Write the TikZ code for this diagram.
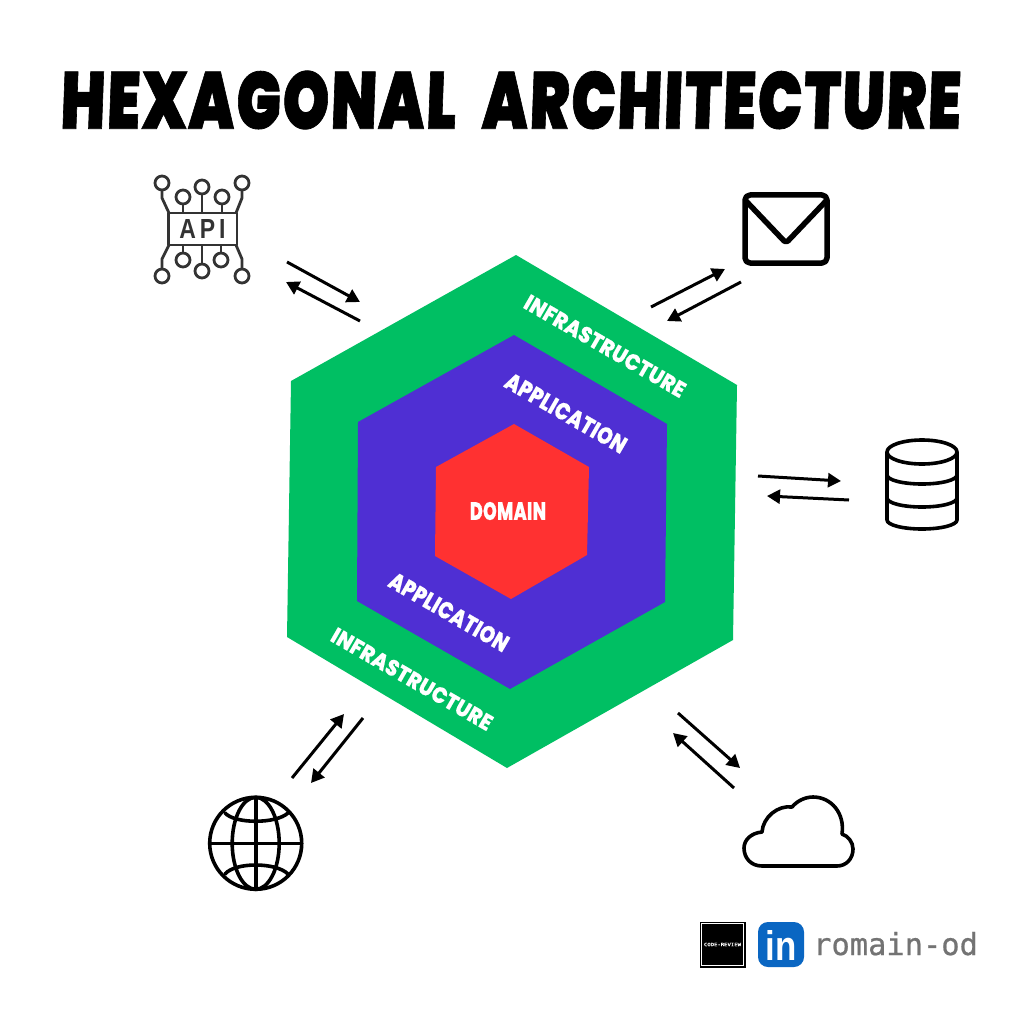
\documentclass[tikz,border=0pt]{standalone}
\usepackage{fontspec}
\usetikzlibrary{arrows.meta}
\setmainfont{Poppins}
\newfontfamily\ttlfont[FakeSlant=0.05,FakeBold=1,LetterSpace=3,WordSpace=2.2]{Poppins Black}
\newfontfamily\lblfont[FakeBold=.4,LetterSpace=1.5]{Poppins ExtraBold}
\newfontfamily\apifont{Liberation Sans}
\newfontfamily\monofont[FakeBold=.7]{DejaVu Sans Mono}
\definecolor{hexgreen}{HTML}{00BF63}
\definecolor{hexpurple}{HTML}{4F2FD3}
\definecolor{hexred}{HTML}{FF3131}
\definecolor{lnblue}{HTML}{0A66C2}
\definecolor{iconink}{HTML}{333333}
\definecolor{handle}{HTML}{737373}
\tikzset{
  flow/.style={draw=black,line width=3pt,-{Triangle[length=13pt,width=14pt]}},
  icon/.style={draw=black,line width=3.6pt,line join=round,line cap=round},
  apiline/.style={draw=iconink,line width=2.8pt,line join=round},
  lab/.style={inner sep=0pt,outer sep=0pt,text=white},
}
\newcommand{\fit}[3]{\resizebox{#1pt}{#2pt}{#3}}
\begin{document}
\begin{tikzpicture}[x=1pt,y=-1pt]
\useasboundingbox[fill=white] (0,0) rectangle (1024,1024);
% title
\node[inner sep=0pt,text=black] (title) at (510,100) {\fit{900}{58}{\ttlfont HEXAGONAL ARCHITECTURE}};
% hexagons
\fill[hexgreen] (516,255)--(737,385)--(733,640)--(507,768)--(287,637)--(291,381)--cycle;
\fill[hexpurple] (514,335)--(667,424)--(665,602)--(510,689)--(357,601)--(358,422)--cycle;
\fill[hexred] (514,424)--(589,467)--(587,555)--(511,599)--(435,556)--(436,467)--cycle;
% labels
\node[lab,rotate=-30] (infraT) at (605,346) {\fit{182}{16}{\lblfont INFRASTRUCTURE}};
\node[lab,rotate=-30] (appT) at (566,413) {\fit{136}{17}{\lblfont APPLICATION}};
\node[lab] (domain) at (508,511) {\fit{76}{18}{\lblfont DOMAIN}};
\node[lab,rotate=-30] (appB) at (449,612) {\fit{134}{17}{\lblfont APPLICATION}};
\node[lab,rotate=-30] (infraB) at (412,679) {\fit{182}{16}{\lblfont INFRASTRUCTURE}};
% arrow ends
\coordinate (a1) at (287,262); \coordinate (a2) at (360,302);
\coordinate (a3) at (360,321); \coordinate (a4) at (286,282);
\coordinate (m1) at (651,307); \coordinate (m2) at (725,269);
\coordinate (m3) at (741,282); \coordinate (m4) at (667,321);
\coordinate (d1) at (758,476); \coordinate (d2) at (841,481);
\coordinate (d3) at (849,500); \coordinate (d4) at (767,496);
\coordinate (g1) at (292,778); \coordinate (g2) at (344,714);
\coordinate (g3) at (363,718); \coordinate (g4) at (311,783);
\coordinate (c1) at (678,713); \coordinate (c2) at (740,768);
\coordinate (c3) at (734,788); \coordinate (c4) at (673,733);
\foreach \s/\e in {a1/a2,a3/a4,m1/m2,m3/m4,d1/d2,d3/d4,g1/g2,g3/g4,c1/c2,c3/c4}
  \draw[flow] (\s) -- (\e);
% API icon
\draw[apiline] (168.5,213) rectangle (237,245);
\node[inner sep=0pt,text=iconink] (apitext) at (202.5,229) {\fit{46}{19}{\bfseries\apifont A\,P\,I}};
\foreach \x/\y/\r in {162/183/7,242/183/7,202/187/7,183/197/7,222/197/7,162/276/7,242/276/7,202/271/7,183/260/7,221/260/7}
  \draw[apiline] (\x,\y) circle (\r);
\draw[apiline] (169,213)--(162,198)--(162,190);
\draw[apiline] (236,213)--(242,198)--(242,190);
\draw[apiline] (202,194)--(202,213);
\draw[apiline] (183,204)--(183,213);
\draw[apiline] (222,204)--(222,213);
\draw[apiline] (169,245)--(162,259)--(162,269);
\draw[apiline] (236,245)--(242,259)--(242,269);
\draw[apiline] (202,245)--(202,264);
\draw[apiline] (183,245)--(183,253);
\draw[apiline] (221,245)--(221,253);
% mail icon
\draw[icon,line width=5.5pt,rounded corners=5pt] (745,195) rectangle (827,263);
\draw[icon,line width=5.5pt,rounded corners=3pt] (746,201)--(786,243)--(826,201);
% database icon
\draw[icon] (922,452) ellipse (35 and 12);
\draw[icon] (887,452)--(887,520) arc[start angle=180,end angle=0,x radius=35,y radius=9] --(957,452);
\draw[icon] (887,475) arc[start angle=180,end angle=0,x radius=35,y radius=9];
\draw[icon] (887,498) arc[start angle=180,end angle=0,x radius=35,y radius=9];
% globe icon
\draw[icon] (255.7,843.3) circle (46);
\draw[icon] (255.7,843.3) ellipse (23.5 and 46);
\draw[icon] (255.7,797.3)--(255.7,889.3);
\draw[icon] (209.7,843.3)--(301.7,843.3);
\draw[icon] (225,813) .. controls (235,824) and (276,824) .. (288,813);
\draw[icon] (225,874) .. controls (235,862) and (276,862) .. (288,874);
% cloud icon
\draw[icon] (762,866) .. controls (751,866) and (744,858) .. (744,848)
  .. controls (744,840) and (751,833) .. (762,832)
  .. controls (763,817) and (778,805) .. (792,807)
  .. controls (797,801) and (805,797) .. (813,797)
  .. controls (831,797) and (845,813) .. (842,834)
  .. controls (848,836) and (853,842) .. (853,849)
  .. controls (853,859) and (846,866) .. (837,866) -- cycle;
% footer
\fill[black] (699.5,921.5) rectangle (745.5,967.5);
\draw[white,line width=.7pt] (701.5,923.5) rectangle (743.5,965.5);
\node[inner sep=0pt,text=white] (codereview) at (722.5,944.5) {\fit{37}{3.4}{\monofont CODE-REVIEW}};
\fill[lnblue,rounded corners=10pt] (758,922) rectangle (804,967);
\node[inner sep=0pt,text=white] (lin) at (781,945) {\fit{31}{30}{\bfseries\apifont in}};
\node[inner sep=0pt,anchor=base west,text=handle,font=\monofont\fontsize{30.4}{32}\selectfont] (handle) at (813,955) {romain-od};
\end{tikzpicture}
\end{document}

+---+

● **STATED TASK**:
In your copy, leave out the pictures and reproduce the material above exactly.

● **RESULT FOR THIS EXERCISE**:
Write the TikZ code for this diagram.
\documentclass[tikz,border=0pt]{standalone}
\usepackage{fontspec}
\usetikzlibrary{arrows.meta}
\setmainfont{Poppins}
\newfontfamily\ttlfont[FakeSlant=0.05,FakeBold=1,LetterSpace=3,WordSpace=2.2]{Poppins Black}
\newfontfamily\lblfont[FakeBold=.4,LetterSpace=1.5]{Poppins ExtraBold}
\newfontfamily\apifont{Liberation Sans}
\newfontfamily\monofont[FakeBold=.7]{DejaVu Sans Mono}
\definecolor{hexgreen}{HTML}{00BF63}
\definecolor{hexpurple}{HTML}{4F2FD3}
\definecolor{hexred}{HTML}{FF3131}
\definecolor{lnblue}{HTML}{0A66C2}
\definecolor{iconink}{HTML}{333333}
\definecolor{handle}{HTML}{737373}
\tikzset{
  flow/.style={draw=black,line width=3pt,-{Triangle[length=13pt,width=14pt]}},
  icon/.style={draw=black,line width=3.6pt,line join=round,line cap=round},
  apiline/.style={draw=iconink,line width=2.8pt,line join=round},
  lab/.style={inner sep=0pt,outer sep=0pt,text=white},
}
\newcommand{\fit}[3]{\resizebox{#1pt}{#2pt}{#3}}
\begin{document}
\begin{tikzpicture}[x=1pt,y=-1pt]
\useasboundingbox[fill=white] (0,0) rectangle (1024,1024);
% title
\node[inner sep=0pt,text=black] (title) at (510,100) {\fit{900}{58}{\ttlfont HEXAGONAL ARCHITECTURE}};
% hexagons
\fill[hexgreen] (516,255)--(737,385)--(733,640)--(507,768)--(287,637)--(291,381)--cycle;
\fill[hexpurple] (514,335)--(667,424)--(665,602)--(510,689)--(357,601)--(358,422)--cycle;
\fill[hexred] (514,424)--(589,467)--(587,555)--(511,599)--(435,556)--(436,467)--cycle;
% labels
\node[lab,rotate=-30] (infraT) at (605,346) {\fit{182}{16}{\lblfont INFRASTRUCTURE}};
\node[lab,rotate=-30] (appT) at (566,413) {\fit{136}{17}{\lblfont APPLICATION}};
\node[lab] (domain) at (508,511) {\fit{76}{18}{\lblfont DOMAIN}};
\node[lab,rotate=-30] (appB) at (449,612) {\fit{134}{17}{\lblfont APPLICATION}};
\node[lab,rotate=-30] (infraB) at (412,679) {\fit{182}{16}{\lblfont INFRASTRUCTURE}};
% arrow ends
\coordinate (a1) at (287,262); \coordinate (a2) at (360,302);
\coordinate (a3) at (360,321); \coordinate (a4) at (286,282);
\coordinate (m1) at (651,307); \coordinate (m2) at (725,269);
\coordinate (m3) at (741,282); \coordinate (m4) at (667,321);
\coordinate (d1) at (758,476); \coordinate (d2) at (841,481);
\coordinate (d3) at (849,500); \coordinate (d4) at (767,496);
\coordinate (g1) at (292,778); \coordinate (g2) at (344,714);
\coordinate (g3) at (363,718); \coordinate (g4) at (311,783);
\coordinate (c1) at (678,713); \coordinate (c2) at (740,768);
\coordinate (c3) at (734,788); \coordinate (c4) at (673,733);
\foreach \s/\e in {a1/a2,a3/a4,m1/m2,m3/m4,d1/d2,d3/d4,g1/g2,g3/g4,c1/c2,c3/c4}
  \draw[flow] (\s) -- (\e);
% API icon
\draw[apiline] (168.5,213) rectangle (237,245);
\node[inner sep=0pt,text=iconink] (apitext) at (202.5,229) {\fit{46}{19}{\bfseries\apifont A\,P\,I}};
\foreach \x/\y/\r in {162/183/7,242/183/7,202/187/7,183/197/7,222/197/7,162/276/7,242/276/7,202/271/7,183/260/7,221/260/7}
  \draw[apiline] (\x,\y) circle (\r);
\draw[apiline] (169,213)--(162,198)--(162,190);
\draw[apiline] (236,213)--(242,198)--(242,190);
\draw[apiline] (202,194)--(202,213);
\draw[apiline] (183,204)--(183,213);
\draw[apiline] (222,204)--(222,213);
\draw[apiline] (169,245)--(162,259)--(162,269);
\draw[apiline] (236,245)--(242,259)--(242,269);
\draw[apiline] (202,245)--(202,264);
\draw[apiline] (183,245)--(183,253);
\draw[apiline] (221,245)--(221,253);
% mail icon
\draw[icon,line width=5.5pt,rounded corners=5pt] (745,195) rectangle (827,263);
\draw[icon,line width=5.5pt,rounded corners=3pt] (746,201)--(786,243)--(826,201);
% database icon
\draw[icon] (922,452) ellipse (35 and 12);
\draw[icon] (887,452)--(887,520) arc[start angle=180,end angle=0,x radius=35,y radius=9] --(957,452);
\draw[icon] (887,475) arc[start angle=180,end angle=0,x radius=35,y radius=9];
\draw[icon] (887,498) arc[start angle=180,end angle=0,x radius=35,y radius=9];
% globe icon
\draw[icon] (255.7,843.3) circle (46);
\draw[icon] (255.7,843.3) ellipse (23.5 and 46);
\draw[icon] (255.7,797.3)--(255.7,889.3);
\draw[icon] (209.7,843.3)--(301.7,843.3);
\draw[icon] (225,813) .. controls (235,824) and (276,824) .. (288,813);
\draw[icon] (225,874) .. controls (235,862) and (276,862) .. (288,874);
% cloud icon
\draw[icon] (762,866) .. controls (751,866) and (744,858) .. (744,848)
  .. controls (744,840) and (751,833) .. (762,832)
  .. controls (763,817) and (778,805) .. (792,807)
  .. controls (797,801) and (805,797) .. (813,797)
  .. controls (831,797) and (845,813) .. (842,834)
  .. controls (848,836) and (853,842) .. (853,849)
  .. controls (853,859) and (846,866) .. (837,866) -- cycle;
% footer
\fill[black] (699.5,921.5) rectangle (745.5,967.5);
\draw[white,line width=.7pt] (701.5,923.5) rectangle (743.5,965.5);
\node[inner sep=0pt,text=white] (codereview) at (722.5,944.5) {\fit{37}{3.4}{\monofont CODE-REVIEW}};
\fill[lnblue,rounded corners=10pt] (758,922) rectangle (804,967);
\node[inner sep=0pt,text=white] (lin) at (781,945) {\fit{31}{30}{\bfseries\apifont in}};
\node[inner sep=0pt,anchor=base west,text=handle,font=\monofont\fontsize{30.4}{32}\selectfont] (handle) at (813,955) {romain-od};
\end{tikzpicture}
\end{document}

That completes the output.